Iron-nickel bimetallic nanoparticles: Surfactant assisted synthesis and their catalytic activities

Abstract

Iron-Nickel core-shell bimetallic nanoparticles was synthesized by seed-growth co-reduction of their corresponding metal precursors (Fe(NO3)3 and Ni(NO3)2) for the first time by using chemical reduction method in absence and presence of shape-controlling cetyltrimethylammonuim bromide (CTAB) and sodium dodecylbenzenesulfonate (SDBS). UV–visible spectra revealed that the formation of core-shell NPs strongly depends on the reduction potential of Fe3+ and Ni2+ ions in an aqueous solution.

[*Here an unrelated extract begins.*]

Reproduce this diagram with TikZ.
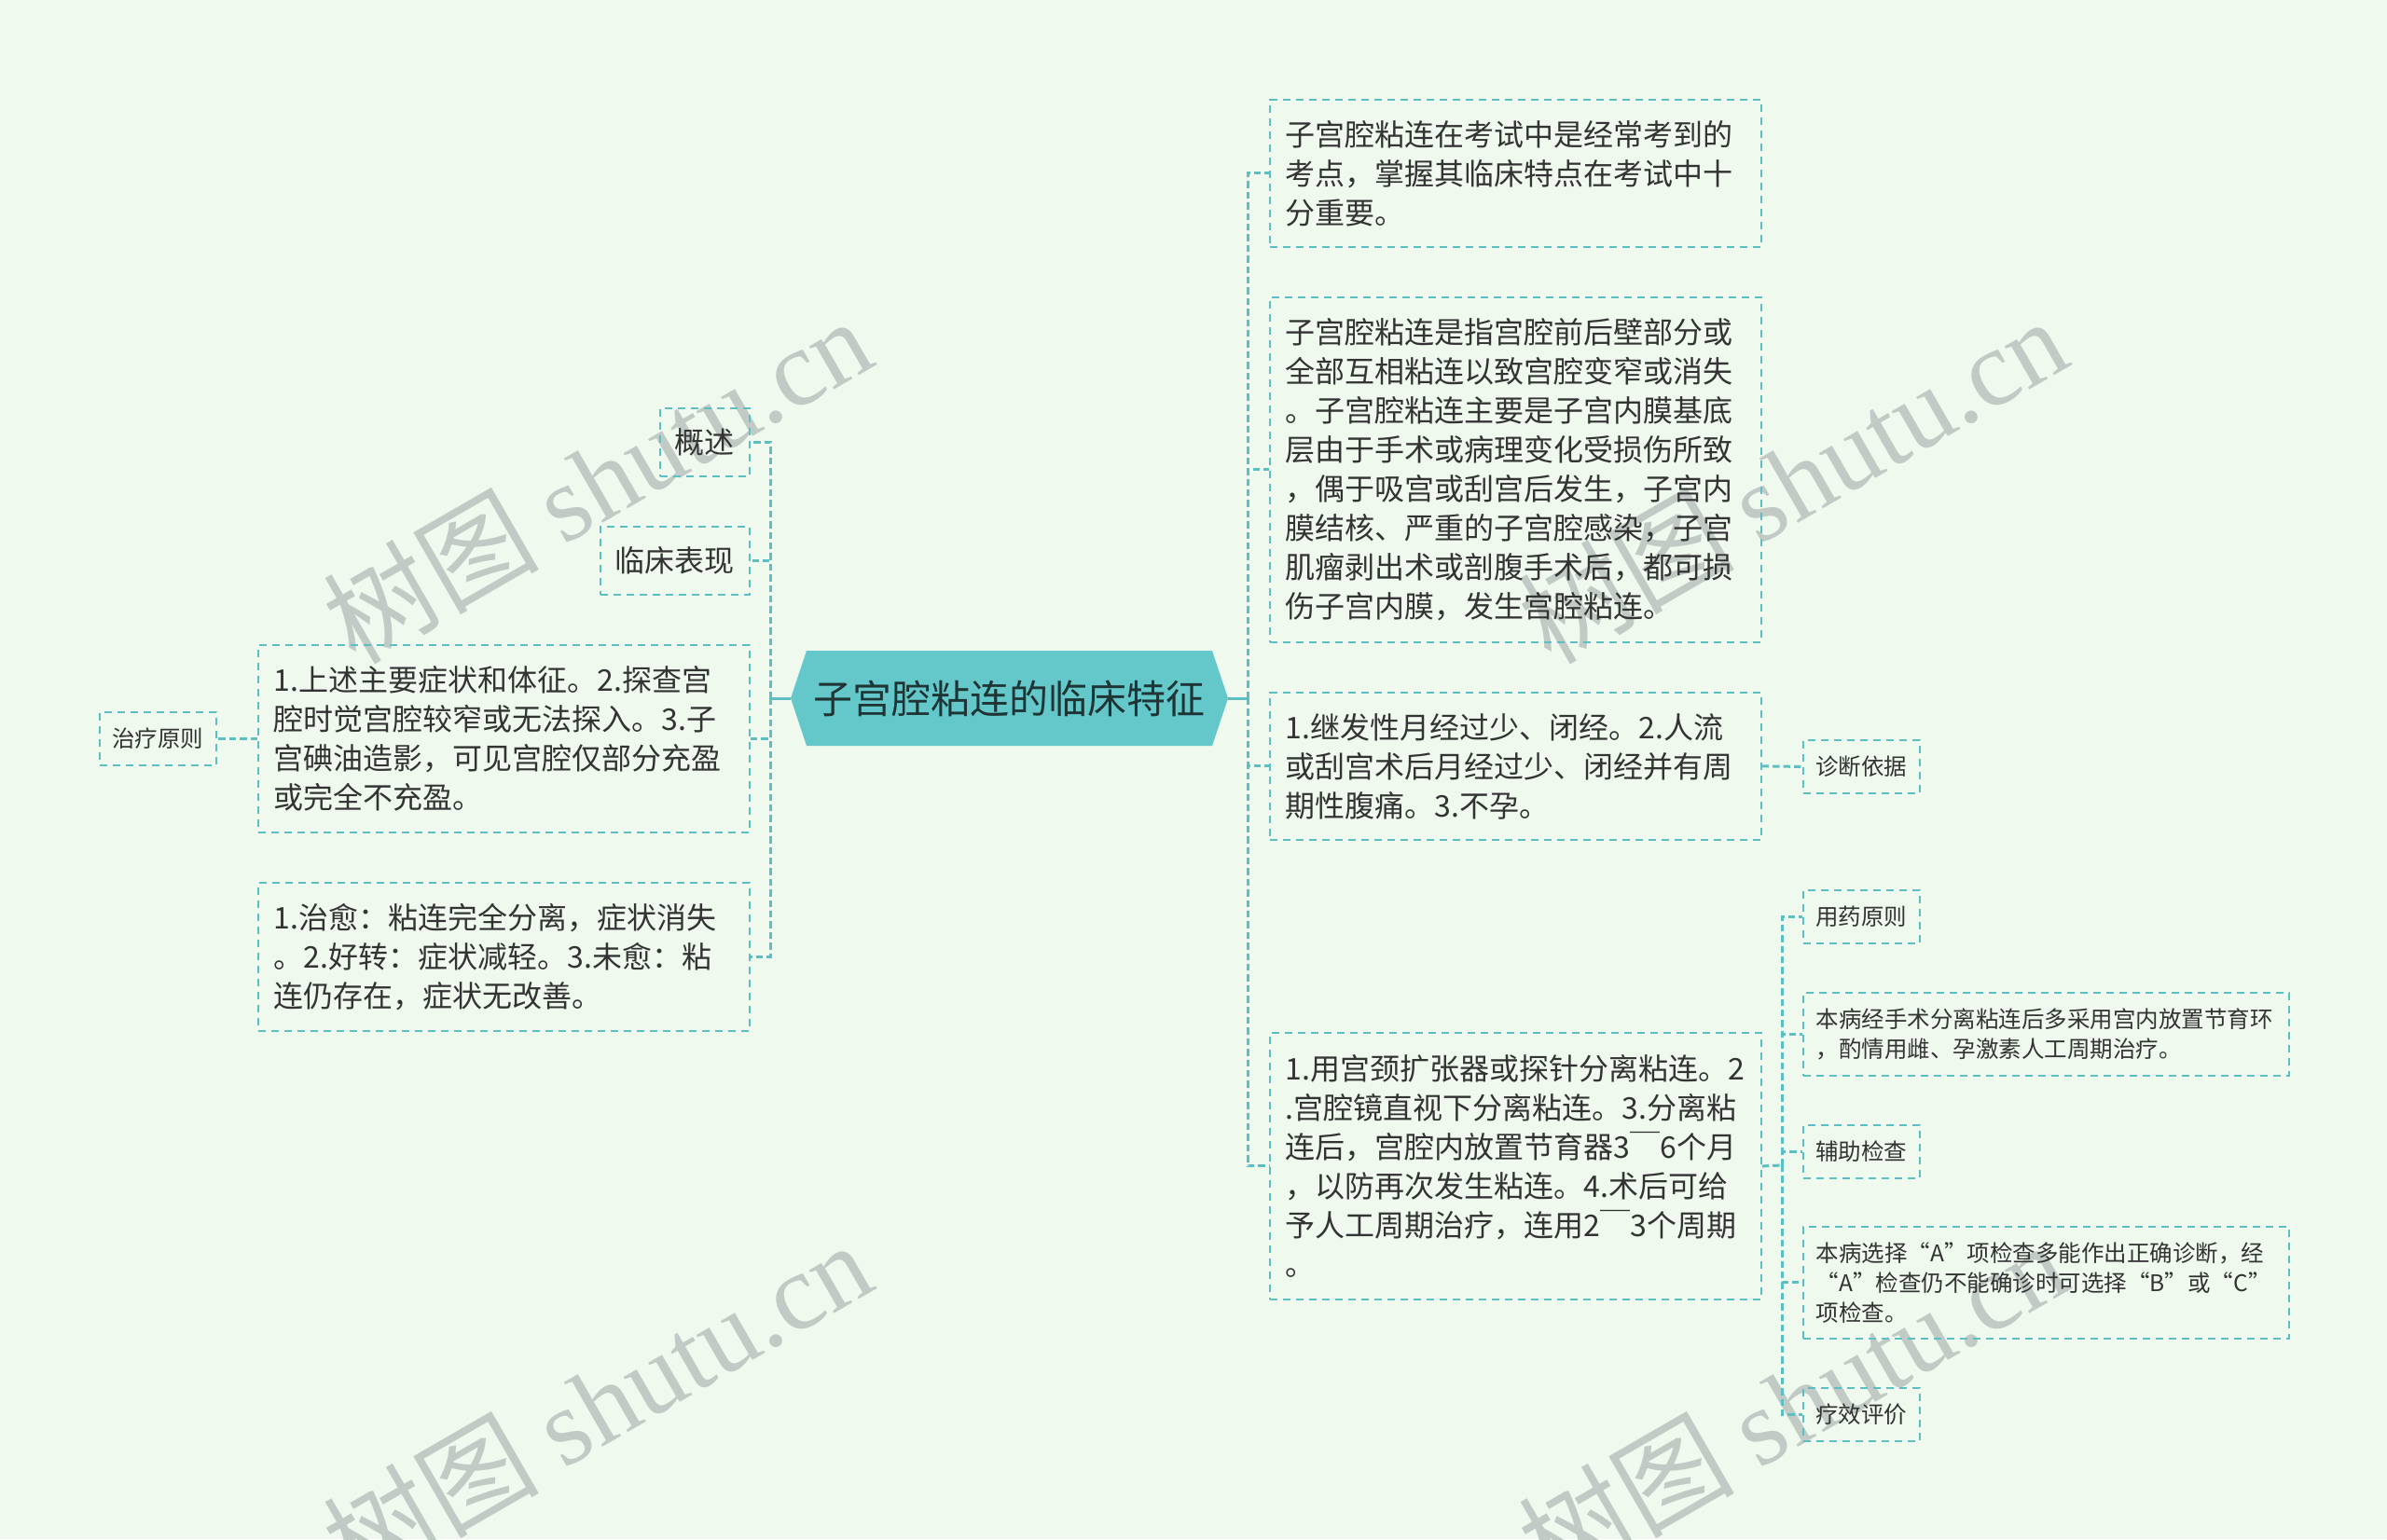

Field emission scanning electron microscopy (FESEM), energy-dispersive X-ray spectroscopy (EDX), transmission electron microscope (TEM), and X-ray diffraction (XRD) were used to determine the surface morphology and elemental composition of the NPs. The Fe-Ni NPs was used as a catalyst to the hydrogen generation from hydrolysis of sodium borohydride under various experimental conditions. The various activation parameters such as Ea = 75.1 kJ mol−1, ΔH# = 69.9 kJ mol−1 and ΔS# = −104.5 JK−1 mol−1 were calculated using Arrhenius and Eyring equations and discussed. Fe/-Ni was also used as an effective adsorbent for the removal of golden yellow MR from dying wastewater. Langmuir adsorption parameters were evaluated by using linear-form of the isotherm. The maximum adsorption capacity (Q0max = 181.1 mg/g) was calculated for Fe25-Ni75.